■ **Task directions**:
Write out the entries below exactly, starting at the first line and stopping after the line that contains "ce_biobras = [1.26, 0.91, 0.96]"; skip all pictures.

+++ Records for this exercise

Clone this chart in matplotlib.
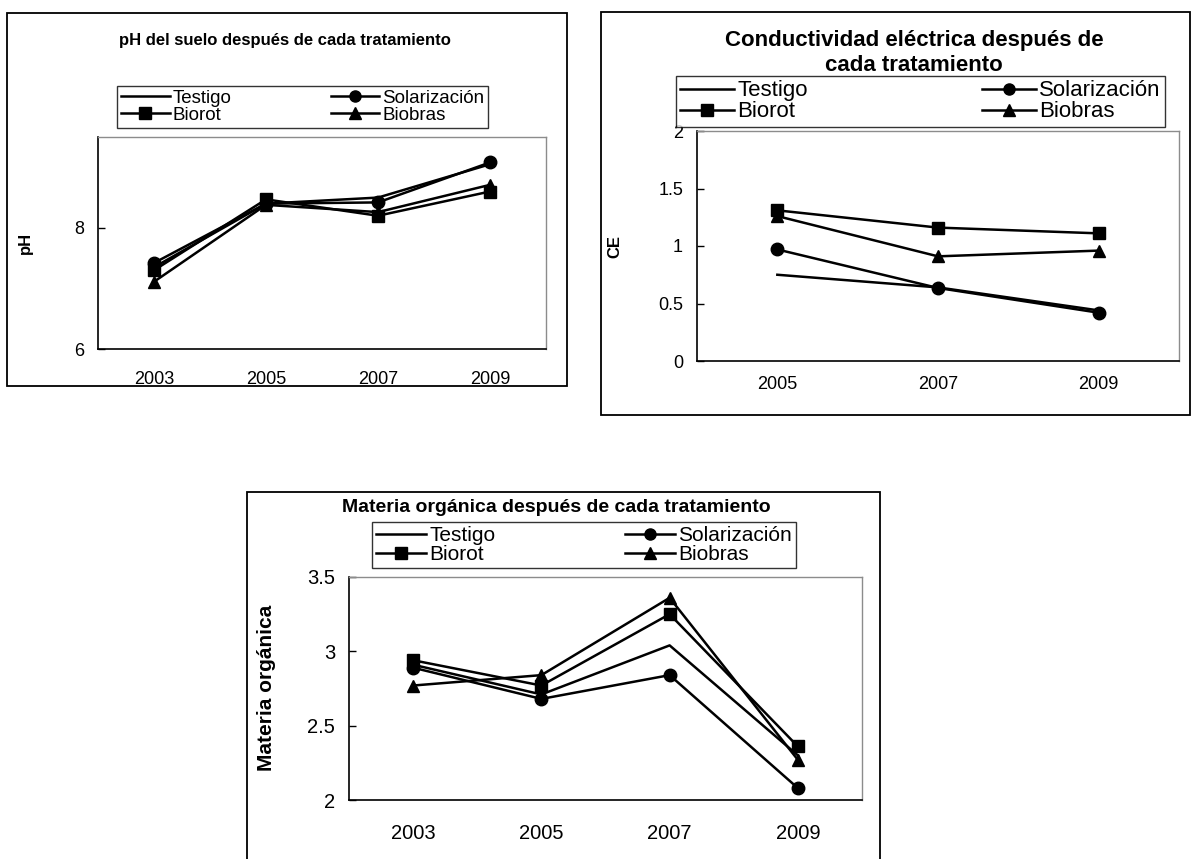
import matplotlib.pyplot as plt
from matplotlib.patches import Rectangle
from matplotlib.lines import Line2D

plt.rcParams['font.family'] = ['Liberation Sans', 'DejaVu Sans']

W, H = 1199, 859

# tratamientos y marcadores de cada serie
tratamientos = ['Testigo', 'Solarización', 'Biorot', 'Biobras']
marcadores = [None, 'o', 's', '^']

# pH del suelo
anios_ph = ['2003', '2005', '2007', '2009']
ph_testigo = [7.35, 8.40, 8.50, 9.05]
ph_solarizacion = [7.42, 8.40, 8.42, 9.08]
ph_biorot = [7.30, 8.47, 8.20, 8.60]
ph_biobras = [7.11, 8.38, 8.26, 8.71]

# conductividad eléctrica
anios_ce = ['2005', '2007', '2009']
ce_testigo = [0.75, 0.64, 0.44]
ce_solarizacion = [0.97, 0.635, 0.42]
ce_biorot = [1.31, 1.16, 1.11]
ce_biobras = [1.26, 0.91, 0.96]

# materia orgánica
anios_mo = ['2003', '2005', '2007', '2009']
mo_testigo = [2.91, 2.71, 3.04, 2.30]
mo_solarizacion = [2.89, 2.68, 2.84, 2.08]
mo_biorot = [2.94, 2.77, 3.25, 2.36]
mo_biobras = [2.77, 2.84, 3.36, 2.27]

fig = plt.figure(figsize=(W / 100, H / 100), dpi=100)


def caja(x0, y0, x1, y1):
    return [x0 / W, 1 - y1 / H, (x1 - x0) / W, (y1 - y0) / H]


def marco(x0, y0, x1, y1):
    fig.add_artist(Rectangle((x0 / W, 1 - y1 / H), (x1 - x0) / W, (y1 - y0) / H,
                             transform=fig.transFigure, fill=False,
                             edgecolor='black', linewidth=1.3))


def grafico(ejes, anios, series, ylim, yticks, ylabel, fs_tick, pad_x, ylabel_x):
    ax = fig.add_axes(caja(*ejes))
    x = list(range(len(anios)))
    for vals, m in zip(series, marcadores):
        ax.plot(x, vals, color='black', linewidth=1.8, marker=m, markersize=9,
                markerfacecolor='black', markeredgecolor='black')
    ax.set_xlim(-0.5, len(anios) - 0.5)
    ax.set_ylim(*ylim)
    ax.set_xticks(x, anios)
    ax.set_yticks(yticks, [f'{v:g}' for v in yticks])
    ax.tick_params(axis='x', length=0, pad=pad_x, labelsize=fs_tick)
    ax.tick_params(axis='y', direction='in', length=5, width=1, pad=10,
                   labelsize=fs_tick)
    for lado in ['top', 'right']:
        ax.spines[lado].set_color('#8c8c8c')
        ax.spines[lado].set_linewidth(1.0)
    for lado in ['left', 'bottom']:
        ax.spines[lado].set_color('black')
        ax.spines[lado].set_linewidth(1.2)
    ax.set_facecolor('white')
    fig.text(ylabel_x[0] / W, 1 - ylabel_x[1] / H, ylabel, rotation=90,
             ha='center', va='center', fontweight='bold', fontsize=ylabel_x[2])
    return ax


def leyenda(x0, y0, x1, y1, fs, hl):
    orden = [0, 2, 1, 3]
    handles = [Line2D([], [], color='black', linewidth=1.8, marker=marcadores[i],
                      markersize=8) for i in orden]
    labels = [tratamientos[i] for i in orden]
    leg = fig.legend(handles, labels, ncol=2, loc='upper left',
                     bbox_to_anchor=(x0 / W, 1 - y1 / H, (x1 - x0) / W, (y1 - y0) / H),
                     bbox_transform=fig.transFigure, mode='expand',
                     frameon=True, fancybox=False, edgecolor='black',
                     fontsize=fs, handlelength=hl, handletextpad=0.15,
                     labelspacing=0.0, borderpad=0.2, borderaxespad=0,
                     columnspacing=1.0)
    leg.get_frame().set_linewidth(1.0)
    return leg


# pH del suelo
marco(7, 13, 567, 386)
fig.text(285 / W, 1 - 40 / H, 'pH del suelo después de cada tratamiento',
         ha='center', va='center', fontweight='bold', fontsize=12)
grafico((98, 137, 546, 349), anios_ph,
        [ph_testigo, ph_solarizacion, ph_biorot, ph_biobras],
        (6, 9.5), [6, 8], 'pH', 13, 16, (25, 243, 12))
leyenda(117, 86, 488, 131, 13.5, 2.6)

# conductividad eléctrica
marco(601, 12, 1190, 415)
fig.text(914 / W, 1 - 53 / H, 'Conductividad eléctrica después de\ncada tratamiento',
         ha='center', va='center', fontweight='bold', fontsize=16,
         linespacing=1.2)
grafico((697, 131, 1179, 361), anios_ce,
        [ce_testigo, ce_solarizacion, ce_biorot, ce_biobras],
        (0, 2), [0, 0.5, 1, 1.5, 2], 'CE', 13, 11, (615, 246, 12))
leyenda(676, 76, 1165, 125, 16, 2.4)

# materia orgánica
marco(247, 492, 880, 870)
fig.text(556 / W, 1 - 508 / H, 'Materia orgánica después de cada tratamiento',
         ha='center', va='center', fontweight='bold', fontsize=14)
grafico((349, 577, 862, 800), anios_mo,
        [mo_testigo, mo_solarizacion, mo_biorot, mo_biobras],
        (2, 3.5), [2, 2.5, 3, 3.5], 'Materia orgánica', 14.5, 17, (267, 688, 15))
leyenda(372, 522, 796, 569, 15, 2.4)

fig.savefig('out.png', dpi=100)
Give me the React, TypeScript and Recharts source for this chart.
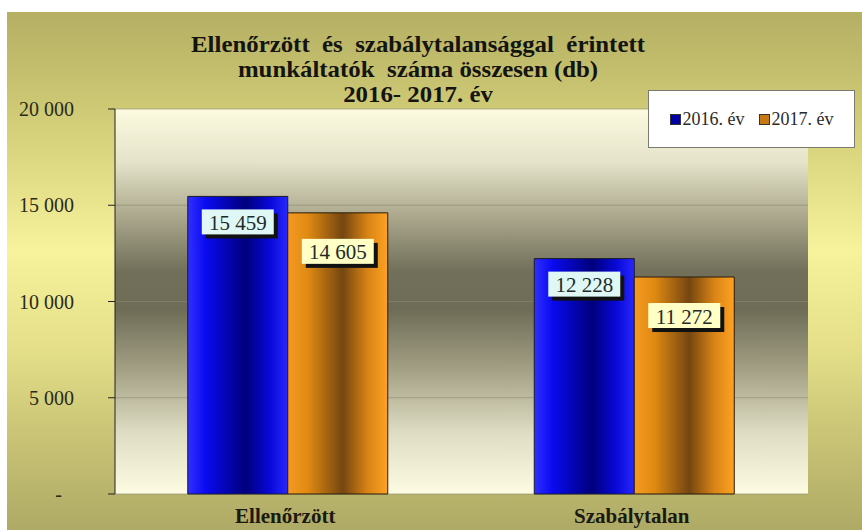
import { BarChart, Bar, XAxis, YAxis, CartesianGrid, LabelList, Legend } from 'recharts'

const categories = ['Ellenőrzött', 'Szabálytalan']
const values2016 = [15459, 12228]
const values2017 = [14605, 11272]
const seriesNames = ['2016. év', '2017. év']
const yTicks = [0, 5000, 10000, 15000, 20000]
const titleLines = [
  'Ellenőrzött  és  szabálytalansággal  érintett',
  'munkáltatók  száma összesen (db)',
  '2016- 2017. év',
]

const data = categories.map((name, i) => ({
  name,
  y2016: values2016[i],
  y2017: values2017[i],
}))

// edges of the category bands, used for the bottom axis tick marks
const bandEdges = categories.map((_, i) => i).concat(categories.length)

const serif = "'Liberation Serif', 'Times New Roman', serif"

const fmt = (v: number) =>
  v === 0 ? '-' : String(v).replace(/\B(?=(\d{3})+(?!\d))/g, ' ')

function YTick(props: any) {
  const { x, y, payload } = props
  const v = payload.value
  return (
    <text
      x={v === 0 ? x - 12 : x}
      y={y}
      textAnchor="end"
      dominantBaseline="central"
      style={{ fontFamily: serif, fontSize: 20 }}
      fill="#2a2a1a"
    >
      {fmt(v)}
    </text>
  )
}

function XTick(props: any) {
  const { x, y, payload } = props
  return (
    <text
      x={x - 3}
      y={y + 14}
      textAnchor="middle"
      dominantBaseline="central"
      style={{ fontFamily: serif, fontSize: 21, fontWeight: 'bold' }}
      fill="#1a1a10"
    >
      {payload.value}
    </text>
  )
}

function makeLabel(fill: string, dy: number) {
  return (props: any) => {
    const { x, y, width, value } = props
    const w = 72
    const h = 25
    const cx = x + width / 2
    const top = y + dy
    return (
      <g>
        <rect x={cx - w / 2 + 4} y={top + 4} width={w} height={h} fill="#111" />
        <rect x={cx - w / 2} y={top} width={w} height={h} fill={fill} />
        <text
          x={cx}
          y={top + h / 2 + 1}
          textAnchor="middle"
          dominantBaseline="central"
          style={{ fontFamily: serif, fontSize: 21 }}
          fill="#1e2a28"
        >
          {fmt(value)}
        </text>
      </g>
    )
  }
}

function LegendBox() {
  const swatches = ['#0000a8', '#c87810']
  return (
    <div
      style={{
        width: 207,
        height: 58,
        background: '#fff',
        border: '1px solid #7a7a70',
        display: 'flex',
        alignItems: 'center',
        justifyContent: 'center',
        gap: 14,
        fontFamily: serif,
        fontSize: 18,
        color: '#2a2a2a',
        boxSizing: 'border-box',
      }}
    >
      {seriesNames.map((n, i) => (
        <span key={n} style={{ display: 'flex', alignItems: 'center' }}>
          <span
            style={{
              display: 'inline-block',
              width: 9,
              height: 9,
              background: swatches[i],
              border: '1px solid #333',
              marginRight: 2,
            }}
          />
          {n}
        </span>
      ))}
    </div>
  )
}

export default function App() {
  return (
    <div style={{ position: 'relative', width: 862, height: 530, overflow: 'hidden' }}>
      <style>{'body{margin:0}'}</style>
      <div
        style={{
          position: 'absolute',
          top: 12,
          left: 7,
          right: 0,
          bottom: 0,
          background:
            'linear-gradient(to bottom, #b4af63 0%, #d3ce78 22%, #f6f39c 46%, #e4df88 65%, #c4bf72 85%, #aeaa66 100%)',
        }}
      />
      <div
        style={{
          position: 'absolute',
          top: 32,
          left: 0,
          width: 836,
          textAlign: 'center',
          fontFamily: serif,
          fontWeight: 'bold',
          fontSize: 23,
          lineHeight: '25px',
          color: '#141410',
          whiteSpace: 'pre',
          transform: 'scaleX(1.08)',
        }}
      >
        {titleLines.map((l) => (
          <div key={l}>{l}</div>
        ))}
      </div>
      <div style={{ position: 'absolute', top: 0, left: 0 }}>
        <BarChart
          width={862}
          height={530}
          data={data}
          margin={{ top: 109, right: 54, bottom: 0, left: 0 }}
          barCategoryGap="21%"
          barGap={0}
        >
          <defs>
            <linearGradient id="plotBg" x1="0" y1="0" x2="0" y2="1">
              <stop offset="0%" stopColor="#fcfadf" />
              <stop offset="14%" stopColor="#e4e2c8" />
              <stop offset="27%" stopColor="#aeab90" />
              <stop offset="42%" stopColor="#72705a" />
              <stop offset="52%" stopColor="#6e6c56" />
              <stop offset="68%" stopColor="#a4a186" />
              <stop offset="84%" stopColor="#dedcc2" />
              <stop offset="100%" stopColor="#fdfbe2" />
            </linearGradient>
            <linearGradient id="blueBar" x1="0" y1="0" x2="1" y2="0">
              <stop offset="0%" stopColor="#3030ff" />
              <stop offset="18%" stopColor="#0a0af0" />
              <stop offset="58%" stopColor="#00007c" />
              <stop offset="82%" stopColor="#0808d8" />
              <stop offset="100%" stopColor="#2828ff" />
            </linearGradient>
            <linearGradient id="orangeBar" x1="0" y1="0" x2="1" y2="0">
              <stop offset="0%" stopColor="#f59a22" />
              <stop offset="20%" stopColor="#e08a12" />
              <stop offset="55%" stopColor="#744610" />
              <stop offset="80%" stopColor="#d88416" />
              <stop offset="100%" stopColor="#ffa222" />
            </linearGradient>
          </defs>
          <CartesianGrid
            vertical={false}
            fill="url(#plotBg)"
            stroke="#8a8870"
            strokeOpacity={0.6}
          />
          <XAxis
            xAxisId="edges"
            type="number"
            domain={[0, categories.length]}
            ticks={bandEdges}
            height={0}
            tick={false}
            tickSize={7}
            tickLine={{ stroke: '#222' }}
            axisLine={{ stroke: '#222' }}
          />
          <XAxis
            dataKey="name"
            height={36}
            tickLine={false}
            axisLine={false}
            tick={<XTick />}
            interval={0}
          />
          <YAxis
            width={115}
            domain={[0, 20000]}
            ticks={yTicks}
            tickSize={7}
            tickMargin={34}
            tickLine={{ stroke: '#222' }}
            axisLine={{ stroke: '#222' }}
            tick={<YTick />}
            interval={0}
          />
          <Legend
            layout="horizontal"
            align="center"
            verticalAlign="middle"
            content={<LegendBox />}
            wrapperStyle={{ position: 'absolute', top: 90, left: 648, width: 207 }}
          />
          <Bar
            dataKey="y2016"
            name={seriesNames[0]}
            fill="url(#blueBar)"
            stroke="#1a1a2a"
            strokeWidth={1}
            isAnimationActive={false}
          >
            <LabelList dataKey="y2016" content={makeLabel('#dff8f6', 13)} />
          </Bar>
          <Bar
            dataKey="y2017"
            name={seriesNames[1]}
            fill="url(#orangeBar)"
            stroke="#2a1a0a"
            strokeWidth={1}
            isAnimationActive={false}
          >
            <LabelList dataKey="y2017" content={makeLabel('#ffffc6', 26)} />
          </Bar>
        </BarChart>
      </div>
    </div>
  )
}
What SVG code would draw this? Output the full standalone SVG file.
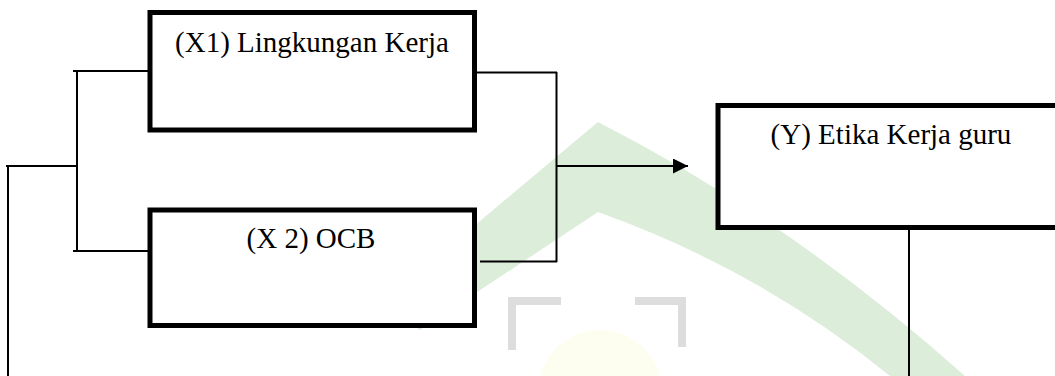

++++++

■ **Task response**:
Clone this chart in matplotlib.
import matplotlib.pyplot as plt
from matplotlib.patches import Rectangle
from matplotlib.lines import Line2D

plt.rcParams['font.family'] = ['Liberation Sans', 'DejaVu Sans']

W, H = 1199, 859

# tratamientos y marcadores de cada serie
tratamientos = ['Testigo', 'Solarización', 'Biorot', 'Biobras']
marcadores = [None, 'o', 's', '^']

# pH del suelo
anios_ph = ['2003', '2005', '2007', '2009']
ph_testigo = [7.35, 8.40, 8.50, 9.05]
ph_solarizacion = [7.42, 8.40, 8.42, 9.08]
ph_biorot = [7.30, 8.47, 8.20, 8.60]
ph_biobras = [7.11, 8.38, 8.26, 8.71]

# conductividad eléctrica
anios_ce = ['2005', '2007', '2009']
ce_testigo = [0.75, 0.64, 0.44]
ce_solarizacion = [0.97, 0.635, 0.42]
ce_biorot = [1.31, 1.16, 1.11]
ce_biobras = [1.26, 0.91, 0.96]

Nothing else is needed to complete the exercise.